Technology Changes Everything?

Edge World Question Center
Edge World Question Center

Every year the literary agent and publisher John Brockman asks a group of thinkers an important question. Their answers are published on the (horribly designed) Edge.org website. This year’s question is: What will change everything? What game-changing scientific ideas and developments do you expect to live to see?

More than 140 well known authors have answered the question and it provides for fascinating reading. What struck me was how many of the writers see some technological development as game changing.

Keith Devlin for example writes:

The mobile phone. Within my lifetime I fully expect almost every living human adult, and most children, in the world to own one. (Neither the pen nor the typewriter came even close to that level of adoption, nor did the automobile.) That puts global connectivity, immense computational power, and access to all the world’s knowledge amassed over many centuries, in everyone’s hands.

Many match a development in technology, to a change in how we educate and improve our knowledge (usually to then make this world a much better place; most of these writers are very optimistic).

Chris Anderson (curator of the fabulous TED) has a very rosy-eyed view on how the low physical cost of digital distribution will transform global education through the dissemination of knowledge and inspiration:

Five years ago, an amazing teacher or professor with the ability to truly catalyze the lives of his or her students could realistically hope to impact maybe 100 people each year.
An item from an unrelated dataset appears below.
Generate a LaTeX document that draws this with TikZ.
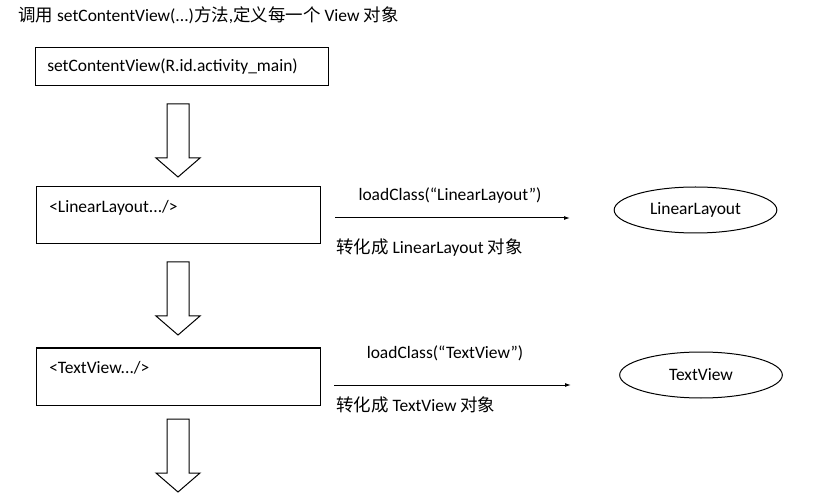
\documentclass[tikz,border=0pt]{standalone}
\usepackage{fontspec}
\setmainfont{Carlito}
\newfontfamily\cjk{Noto Sans CJK SC}
\usetikzlibrary{shapes.geometric,arrows.meta}

\begin{document}
\begin{tikzpicture}[x=0.75pt,y=-0.75pt,font=\fontsize{13.1}{15}\selectfont,
  objbox/.style n args={2}{draw,line width=0.75pt,rectangle,minimum width=#1,minimum height=#2,inner sep=0pt},
  objoval/.style={draw,line width=0.75pt,ellipse,minimum width=122pt,minimum height=34.5pt,inner sep=0pt},
  blockarrow/.style={draw,line width=0.75pt,line join=miter},
  loadline/.style={line width=0.75pt,-{Latex[length=4.5pt,width=3pt]}}]
\useasboundingbox (0,0) rectangle (814,502);
\node[anchor=west,inner sep=0pt] (title) at (18,15) {{\cjk 调用} setContentView(...){\cjk 方法},{\cjk 定义每一个} View {\cjk 对象}};
\node[objbox={219.75pt}{28.5pt}] (setbox) at (181.5,67) {};
\node[anchor=west,inner sep=0pt] (settext) at (47,67) {setContentView(R.id.activity\_main)};
\node[objbox={213pt}{42.75pt}] (linbox) at (178,215.5) {};
\node[anchor=west,inner sep=0pt] (lintext) at (49,208) {<LinearLayout.../>};
\node[objbox={213pt}{42.75pt}] (txtbox) at (178,376.5) {};
\node[anchor=west,inner sep=0pt] (txttext) at (49,368) {<TextView.../>};
% hollow down arrows
\foreach \y in {104,262,419} {
   \draw[blockarrow] (167,\y) -- (189,\y) -- (189,\y+54) -- (200,\y+54)
      -- (178,\y+73) -- (156,\y+54) -- (167,\y+54) -- cycle;
}
% LinearLayout
\coordinate (linfrom) at (335,218);
\coordinate (linto) at (570,218);
\draw[loadline] (linfrom) -- (linto);
\node[inner sep=0pt] (linload) at (450,196) {loadClass(“LinearLayout”)};
\node[anchor=west,inner sep=0pt] (linconv) at (336,248) {{\cjk 转化成} LinearLayout {\cjk 对象}};
\node[objoval] (linobj) at (695.5,210) {LinearLayout};
% TextView
\coordinate (txtfrom) at (334,385);
\coordinate (txtto) at (571,385);
\draw[loadline] (txtfrom) -- (txtto);
\node[inner sep=0pt] (txtload) at (445,353) {loadClass(“TextView”)};
\node[anchor=west,inner sep=0pt] (txtconv) at (336,405) {{\cjk 转化成} TextView {\cjk 对象}};
\node[objoval] (txtobj) at (701,375) {TextView};
\end{tikzpicture}
\end{document}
Today that same teacher can have their words spread on video to millions of eager students.

Haim Harari is more realistic. He writes:

Of the six billion people on our planet, at least four billions are not participating in the knowledge revolution. Hundreds of millions are born to illiterate mothers, never drink clean water, have no medical care and never use a phone. […] The “buzz words” of distant learning, individualized learning, and all other technology-driven changes in education, remain largely on paper, far from becoming a daily reality in the majority of the world’s schools.

He then asks a very interesting question:

How come the richest person on the globe is not someone who had a brilliant idea about using technology for bringing education to the billions of school children of the world?

Next he posits that the time does seem ripe for this to change:

  • Globalisation forces us to see the enormous knowledge gaps in the world.
  • Technology advances make designing tailor-made solutions for schools and education worth considering.
  • The generation that grew up with computers is know turning up to teach in the classroom.
  • Children participate in web-based social networks forcing education to radically adapt.
  • A connected child cannot be taught the same way people were taught decades ago.

Do you think Harari is right? Will we live to see a game changing development in education through the use of technology?